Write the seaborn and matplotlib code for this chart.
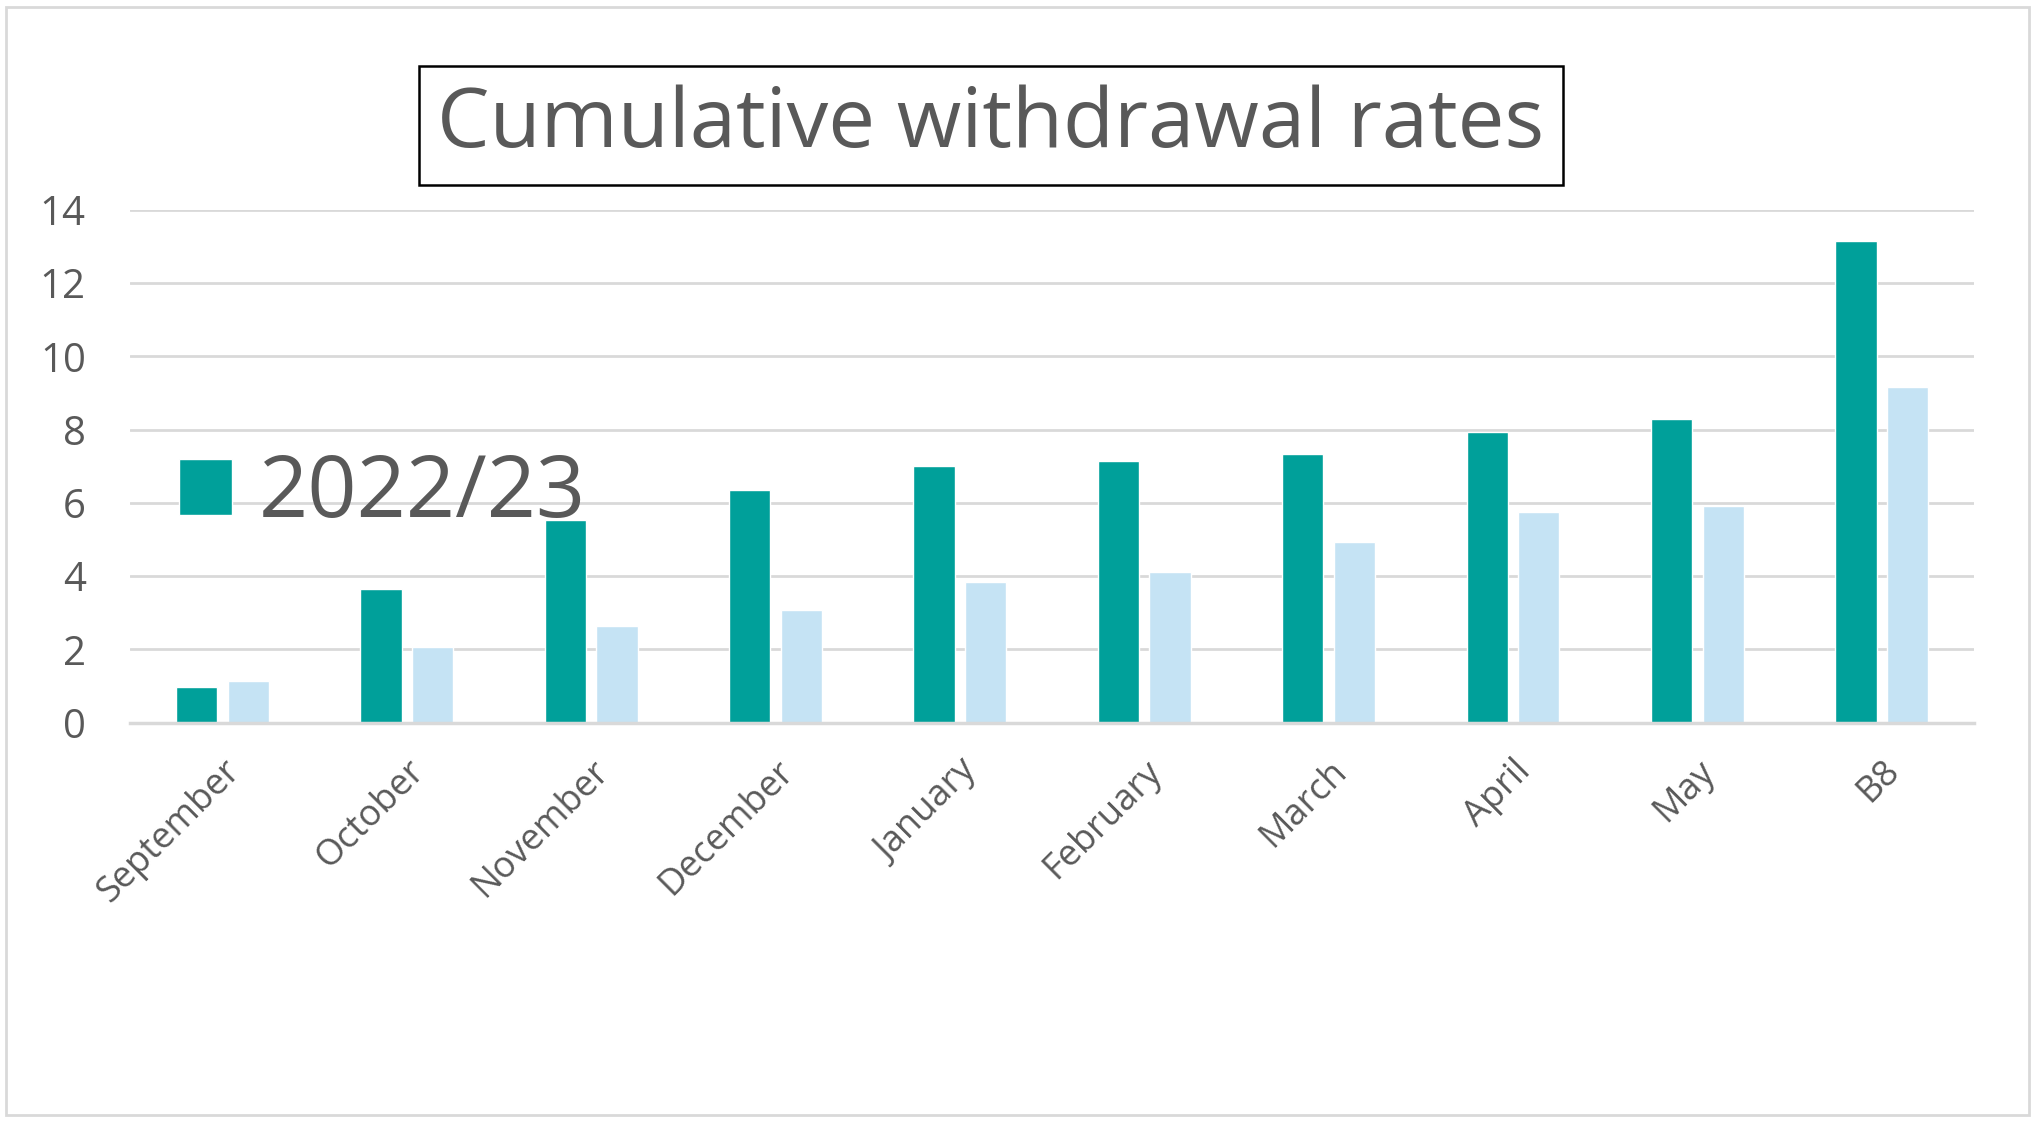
import pandas as pd
import matplotlib.pyplot as plt
import seaborn as sns
from matplotlib.patches import Rectangle

# Data
months = ['September', 'October', 'November', 'December', 'January',
          'February', 'March', 'April', 'May', 'B8']
rate_2022 = [0.96, 3.66, 5.54, 6.36, 7.0, 7.14, 7.32, 7.92, 8.28, 13.15]
rate_2023 = [1.14, 2.06, 2.63, 3.06, 3.84, 4.12, 4.94, 5.76, 5.9, 9.17]
series = ['2022/23', '2023/24']

df = pd.DataFrame({
    'Month': months * 2,
    'Rate': rate_2022 + rate_2023,
    'Year': [series[0]] * len(months) + [series[1]] * len(months),
})

sns.set_style('white')
plt.rcParams['font.family'] = ['Open Sans', 'DejaVu Sans']
grey = '#595959'

fig = plt.figure(figsize=(20.35, 11.22), dpi=100)
ax = fig.add_axes([0.064, 0.356, 0.906, 0.457])

sns.barplot(data=df, x='Month', y='Rate', hue='Year', order=months,
            palette=['#00A09A', '#C5E3F4'], width=0.56, gap=0.2,
            saturation=1, ax=ax)

ax.set_ylim(0, 14)
ax.set_xlim(-0.5, len(months) - 0.5)
ax.set_yticks(range(0, 15, 2))
ax.yaxis.grid(True, color='#d9d9d9', linewidth=2)
ax.set_axisbelow(True)
for side in ['top', 'right', 'left']:
    ax.spines[side].set_visible(False)
ax.spines['bottom'].set_color('#d9d9d9')
ax.spines['bottom'].set_linewidth(2.5)
ax.set_xlabel('')
ax.set_ylabel('')
ax.tick_params(axis='y', length=0, pad=32, labelsize=29, labelcolor=grey)
ax.tick_params(axis='x', length=0, pad=22, labelsize=26, labelcolor=grey)
plt.setp(ax.get_xticklabels(), rotation=45, ha='right', rotation_mode='anchor')

# only the first series shows in the legend
handles, labels = ax.get_legend_handles_labels()
ax.get_legend().remove()
fig.legend(handles[:1], labels[:1], loc='center left',
           bbox_to_anchor=(0.088, 0.559), frameon=False, fontsize=62,
           labelcolor=grey, handlelength=0.62, handleheight=0.62,
           handletextpad=0.3, borderpad=0, borderaxespad=0)

fig.text(0.487, 0.888, 'Cumulative withdrawal rates', ha='center', va='center',
         fontsize=60, color=grey,
         bbox=dict(boxstyle='square,pad=0.22', facecolor='white',
                   edgecolor='black', linewidth=1.8))

fig.patches.append(Rectangle((0.003, 0.006), 0.994, 0.988, transform=fig.transFigure,
                             fill=False, edgecolor='#d9d9d9', linewidth=2))

fig.savefig('out.png', dpi=100)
#####
▸ **What you are asked to do**
Of the lines above, copy each that contains "chart".

▸ **Written solution**
Write the seaborn and matplotlib code for this chart.

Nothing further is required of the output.